## BEGIN

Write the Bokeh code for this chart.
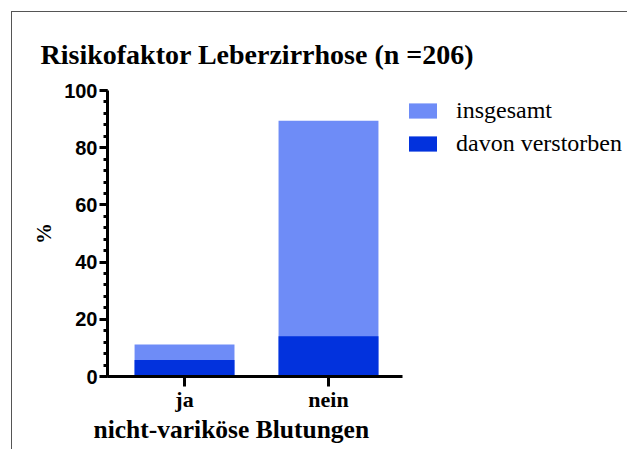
from bokeh.plotting import figure
from bokeh.models import FixedTicker, SingleIntervalTicker, Legend, LegendItem, Range1d, Title
from bokeh.embed import file_html
from bokeh.resources import INLINE

categories = ["ja", "nein"]
insgesamt = [11.2, 89.4]
verstorben = [5.8, 14.1]
series_labels = ["insgesamt", "davon verstorben"]
title_text = "Risikofaktor Leberzirrhose (n =206)"
x_title = "nicht-variköse Blutungen"
y_title = "%"

SERIF = "Liberation Serif"
SANS = "Liberation Sans"
LIGHT = "#6E8CF7"
DARK = "#0232DD"

xs = list(range(len(categories)))

p = figure(frame_width=295, frame_height=286, output_backend="svg", toolbar_location=None,
           x_range=Range1d(-0.535, 1.514), y_range=Range1d(0, 100),
           min_border_left=95, min_border_right=200, min_border_top=78,
           min_border_bottom=73)
p.styles = {"border-left": "1px solid #555555", "border-top": "1px solid #555555",
            "margin-left": "11px", "margin-top": "11px"}
p.grid.visible = False
p.outline_line_color = None
p.background_fill_color = "white"
p.border_fill_color = "white"

r1 = p.vbar(x=xs, top=insgesamt, width=0.694, fill_color=LIGHT, line_color=None)
r2 = p.vbar(x=xs, top=verstorben, width=0.694, fill_color=DARK, line_color=None)

# y axis
ya = p.yaxis[0]
ya.ticker = SingleIntervalTicker(interval=20, num_minor_ticks=5)
ya.axis_line_width = 3
ya.major_tick_line_width = 3
ya.minor_tick_line_width = 3
ya.major_tick_out = 8
ya.major_tick_in = 0
ya.minor_tick_out = 4
ya.minor_tick_in = 0
ya.major_label_text_font = SANS
ya.major_label_text_font_style = "bold"
ya.major_label_text_font_size = "20px"
ya.major_label_text_color = "black"
ya.major_label_standoff = 2
ya.axis_label = y_title
ya.axis_label_text_font = SERIF
ya.axis_label_text_font_style = "bold"
ya.axis_label_text_font_size = "21px"
ya.axis_label_text_color = "black"
ya.axis_label_standoff = 5

# x axis
xa = p.xaxis[0]
xa.ticker = FixedTicker(ticks=xs)
xa.major_label_overrides = {i: c for i, c in zip(xs, categories)}
xa.axis_line_width = 3
xa.major_tick_line_width = 3
xa.major_tick_out = 10
xa.major_tick_in = 0
xa.minor_tick_line_color = None
xa.major_label_text_font = SERIF
xa.major_label_text_font_style = "bold"
xa.major_label_text_font_size = "22px"
xa.major_label_text_color = "black"
xa.major_label_standoff = 0

# x axis title (left-shifted like the reference)
xt = Title(text=x_title, align="left", offset=-14, standoff=-3,
           text_font=SERIF, text_font_style="bold", text_font_size="25.5px",
           text_color="black")
p.add_layout(xt, "below")

# title
p.title.text = title_text
p.title.text_font = SERIF
p.title.text_font_style = "bold"
p.title.text_font_size = "28px"
p.title.text_color = "black"
p.title.align = "left"
p.title.offset = -67
p.title.standoff = 42

legend = Legend(items=[LegendItem(label=series_labels[0], renderers=[r1]),
                       LegendItem(label=series_labels[1], renderers=[r2])],
                location="top_left", border_line_color=None,
                background_fill_alpha=0,
                title=" ", title_text_font_size="2px", title_standoff=2,
                glyph_width=35, glyph_height=19, label_height=19,
                label_text_font=SERIF, label_text_font_size="24px",
                label_text_color="black",
                label_standoff=16, spacing=6, padding=0, margin=3)
p.add_layout(legend, "right")

open("out.html", "w").write(file_html(p, INLINE))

## END

§ **Exercise brief**
Take the material above from its first line through the line holding "from bokeh.resources import INLINE" and set it down exactly, without the pictures.

§ **Complete answer**
Write the Bokeh code for this chart.
from bokeh.plotting import figure
from bokeh.models import FixedTicker, SingleIntervalTicker, Legend, LegendItem, Range1d, Title
from bokeh.embed import file_html
from bokeh.resources import INLINE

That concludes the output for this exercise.